THE REQUEST. Extract exactly the lines from the top of the records through the line containing "width=696pt, minimum height=72pt]", and keep pictures out of the copy.

Extracted data entries.
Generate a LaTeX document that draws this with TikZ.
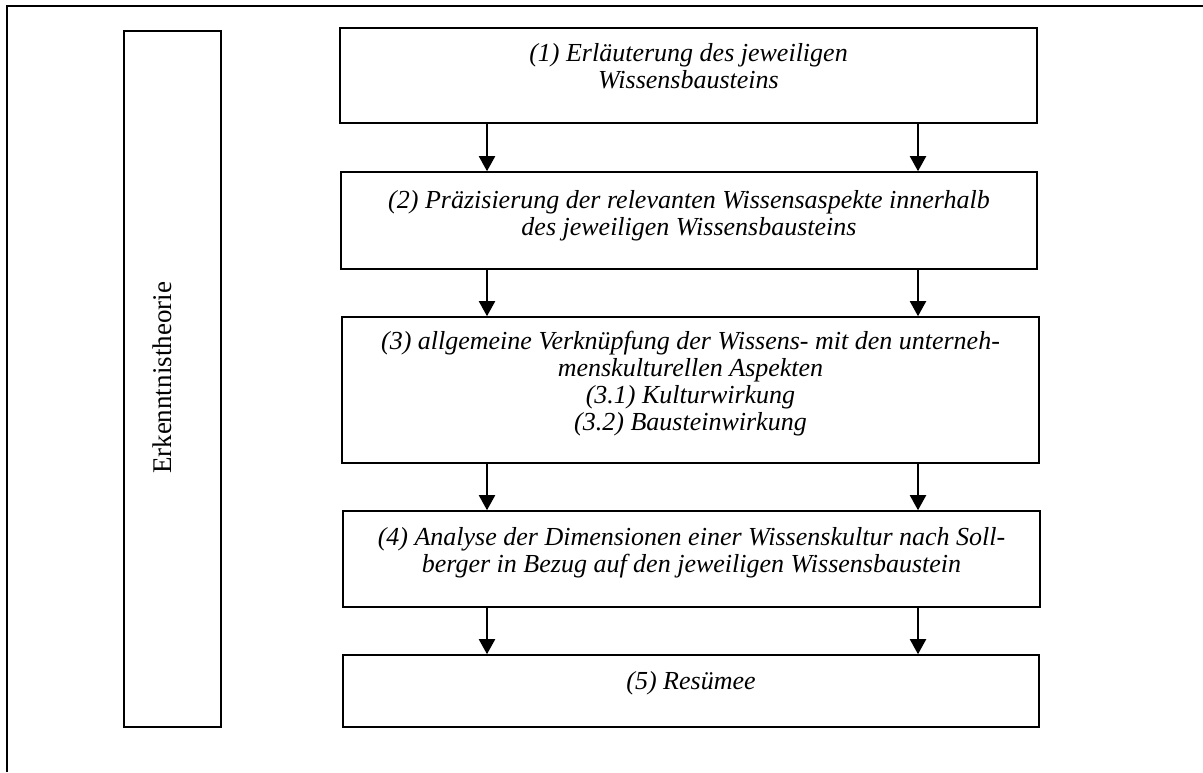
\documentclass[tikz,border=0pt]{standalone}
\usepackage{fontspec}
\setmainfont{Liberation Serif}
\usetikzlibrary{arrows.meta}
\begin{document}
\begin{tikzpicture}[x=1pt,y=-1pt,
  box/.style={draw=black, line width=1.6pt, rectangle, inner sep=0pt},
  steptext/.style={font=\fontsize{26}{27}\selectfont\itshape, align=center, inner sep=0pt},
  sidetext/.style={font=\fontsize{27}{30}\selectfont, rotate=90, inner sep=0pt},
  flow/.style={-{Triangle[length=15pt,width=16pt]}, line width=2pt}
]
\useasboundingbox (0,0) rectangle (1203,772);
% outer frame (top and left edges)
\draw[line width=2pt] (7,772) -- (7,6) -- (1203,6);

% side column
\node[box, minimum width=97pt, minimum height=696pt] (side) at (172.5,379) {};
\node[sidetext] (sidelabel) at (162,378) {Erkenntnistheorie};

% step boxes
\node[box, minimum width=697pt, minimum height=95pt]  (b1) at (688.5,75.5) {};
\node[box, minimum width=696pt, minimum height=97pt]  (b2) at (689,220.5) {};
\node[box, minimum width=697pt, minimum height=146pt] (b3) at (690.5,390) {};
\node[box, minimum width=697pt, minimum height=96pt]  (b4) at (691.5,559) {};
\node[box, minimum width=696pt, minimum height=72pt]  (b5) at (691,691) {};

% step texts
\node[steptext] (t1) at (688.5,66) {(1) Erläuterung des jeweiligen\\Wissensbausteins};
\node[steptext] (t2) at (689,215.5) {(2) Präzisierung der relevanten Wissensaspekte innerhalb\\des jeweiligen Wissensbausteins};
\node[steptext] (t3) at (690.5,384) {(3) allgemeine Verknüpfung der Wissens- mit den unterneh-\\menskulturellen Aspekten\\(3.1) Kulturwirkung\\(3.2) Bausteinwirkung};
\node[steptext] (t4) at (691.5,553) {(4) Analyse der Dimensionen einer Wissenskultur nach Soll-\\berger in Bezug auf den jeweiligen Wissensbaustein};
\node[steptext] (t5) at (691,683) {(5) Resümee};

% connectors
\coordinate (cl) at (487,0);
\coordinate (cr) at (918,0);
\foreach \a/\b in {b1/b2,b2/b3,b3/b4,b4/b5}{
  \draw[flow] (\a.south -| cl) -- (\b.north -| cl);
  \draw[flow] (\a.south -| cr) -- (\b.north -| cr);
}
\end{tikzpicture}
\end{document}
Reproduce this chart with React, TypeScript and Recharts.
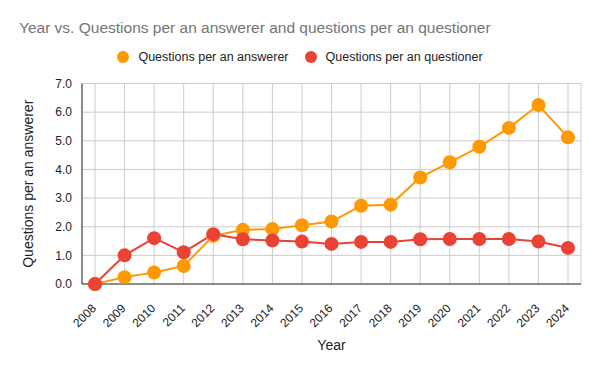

FULL OUTPUT.
Generate a LaTeX document that draws this with TikZ.
\documentclass[tikz,border=0pt]{standalone}
\usepackage{fontspec}
\setmainfont{Liberation Serif}
\usetikzlibrary{arrows.meta}
\begin{document}
\begin{tikzpicture}[x=1pt,y=-1pt,
  box/.style={draw=black, line width=1.6pt, rectangle, inner sep=0pt},
  steptext/.style={font=\fontsize{26}{27}\selectfont\itshape, align=center, inner sep=0pt},
  sidetext/.style={font=\fontsize{27}{30}\selectfont, rotate=90, inner sep=0pt},
  flow/.style={-{Triangle[length=15pt,width=16pt]}, line width=2pt}
]
\useasboundingbox (0,0) rectangle (1203,772);
% outer frame (top and left edges)
\draw[line width=2pt] (7,772) -- (7,6) -- (1203,6);

% side column
\node[box, minimum width=97pt, minimum height=696pt] (side) at (172.5,379) {};
\node[sidetext] (sidelabel) at (162,378) {Erkenntnistheorie};

% step boxes
\node[box, minimum width=697pt, minimum height=95pt]  (b1) at (688.5,75.5) {};
\node[box, minimum width=696pt, minimum height=97pt]  (b2) at (689,220.5) {};
\node[box, minimum width=697pt, minimum height=146pt] (b3) at (690.5,390) {};
\node[box, minimum width=697pt, minimum height=96pt]  (b4) at (691.5,559) {};
\node[box, minimum width=696pt, minimum height=72pt]  (b5) at (691,691) {};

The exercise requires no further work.